> [Data section]:
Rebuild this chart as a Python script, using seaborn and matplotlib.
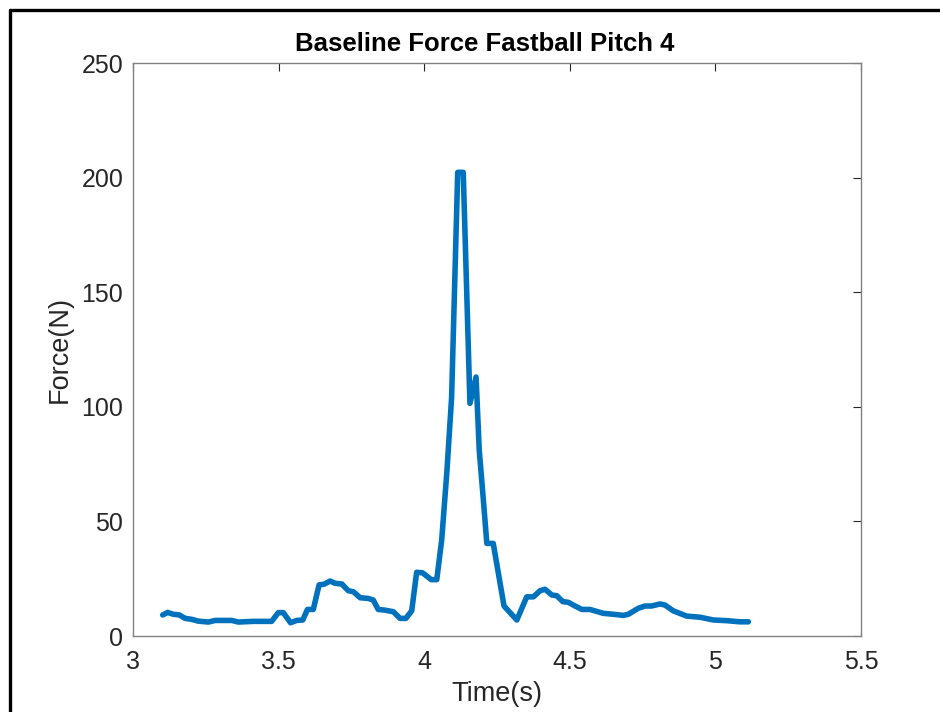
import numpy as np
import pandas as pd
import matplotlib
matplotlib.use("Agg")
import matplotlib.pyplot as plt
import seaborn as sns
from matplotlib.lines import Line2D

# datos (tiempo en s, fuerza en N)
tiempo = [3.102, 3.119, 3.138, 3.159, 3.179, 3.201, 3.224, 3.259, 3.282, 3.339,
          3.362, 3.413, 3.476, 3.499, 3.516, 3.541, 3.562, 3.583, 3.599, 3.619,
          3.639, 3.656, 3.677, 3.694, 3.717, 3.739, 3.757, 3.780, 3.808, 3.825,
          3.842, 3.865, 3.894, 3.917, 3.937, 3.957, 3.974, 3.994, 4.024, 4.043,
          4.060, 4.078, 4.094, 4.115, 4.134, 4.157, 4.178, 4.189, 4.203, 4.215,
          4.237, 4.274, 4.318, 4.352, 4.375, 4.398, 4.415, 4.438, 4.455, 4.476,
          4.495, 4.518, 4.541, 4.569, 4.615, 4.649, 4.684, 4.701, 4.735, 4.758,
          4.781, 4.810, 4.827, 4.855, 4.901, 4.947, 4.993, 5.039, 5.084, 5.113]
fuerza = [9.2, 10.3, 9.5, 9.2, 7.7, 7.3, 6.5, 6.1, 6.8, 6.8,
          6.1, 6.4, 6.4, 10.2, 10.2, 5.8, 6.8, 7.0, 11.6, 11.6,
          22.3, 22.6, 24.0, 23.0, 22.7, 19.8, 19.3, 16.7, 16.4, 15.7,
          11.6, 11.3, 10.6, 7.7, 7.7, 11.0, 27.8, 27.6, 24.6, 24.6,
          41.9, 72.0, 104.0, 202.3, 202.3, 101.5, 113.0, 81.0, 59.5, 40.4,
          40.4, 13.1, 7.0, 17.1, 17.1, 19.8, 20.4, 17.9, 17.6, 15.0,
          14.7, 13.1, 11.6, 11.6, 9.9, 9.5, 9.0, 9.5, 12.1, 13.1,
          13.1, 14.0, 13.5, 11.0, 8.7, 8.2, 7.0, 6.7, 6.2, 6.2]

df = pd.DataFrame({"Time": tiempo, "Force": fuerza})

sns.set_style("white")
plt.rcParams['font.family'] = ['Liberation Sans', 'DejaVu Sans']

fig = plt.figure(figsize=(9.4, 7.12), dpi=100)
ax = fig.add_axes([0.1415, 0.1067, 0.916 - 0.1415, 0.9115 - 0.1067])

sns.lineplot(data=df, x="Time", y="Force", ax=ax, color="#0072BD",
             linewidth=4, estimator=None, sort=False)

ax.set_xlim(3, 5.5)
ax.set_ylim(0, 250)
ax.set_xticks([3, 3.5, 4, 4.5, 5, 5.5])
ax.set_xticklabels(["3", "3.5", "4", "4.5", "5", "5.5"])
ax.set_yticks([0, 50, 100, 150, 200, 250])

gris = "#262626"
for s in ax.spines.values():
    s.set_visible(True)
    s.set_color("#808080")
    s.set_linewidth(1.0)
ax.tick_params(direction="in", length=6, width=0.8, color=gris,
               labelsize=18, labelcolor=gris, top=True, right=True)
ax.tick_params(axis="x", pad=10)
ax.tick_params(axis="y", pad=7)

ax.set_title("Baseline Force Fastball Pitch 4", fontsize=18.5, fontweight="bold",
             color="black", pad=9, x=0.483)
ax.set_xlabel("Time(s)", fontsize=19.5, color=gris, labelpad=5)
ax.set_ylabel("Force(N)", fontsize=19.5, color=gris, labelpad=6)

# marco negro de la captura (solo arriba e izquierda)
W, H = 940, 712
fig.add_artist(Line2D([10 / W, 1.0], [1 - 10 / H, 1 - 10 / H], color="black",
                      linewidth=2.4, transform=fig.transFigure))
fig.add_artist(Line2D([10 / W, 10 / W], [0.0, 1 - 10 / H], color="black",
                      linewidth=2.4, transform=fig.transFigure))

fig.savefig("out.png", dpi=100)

> [Description of the task]:
Restate the data word for word from its first line through the line with "from matplotlib.lines import Line2D", leaving out any picture along the way.

> [Exercise answer]:
Rebuild this chart as a Python script, using seaborn and matplotlib.
import numpy as np
import pandas as pd
import matplotlib
matplotlib.use("Agg")
import matplotlib.pyplot as plt
import seaborn as sns
from matplotlib.lines import Line2D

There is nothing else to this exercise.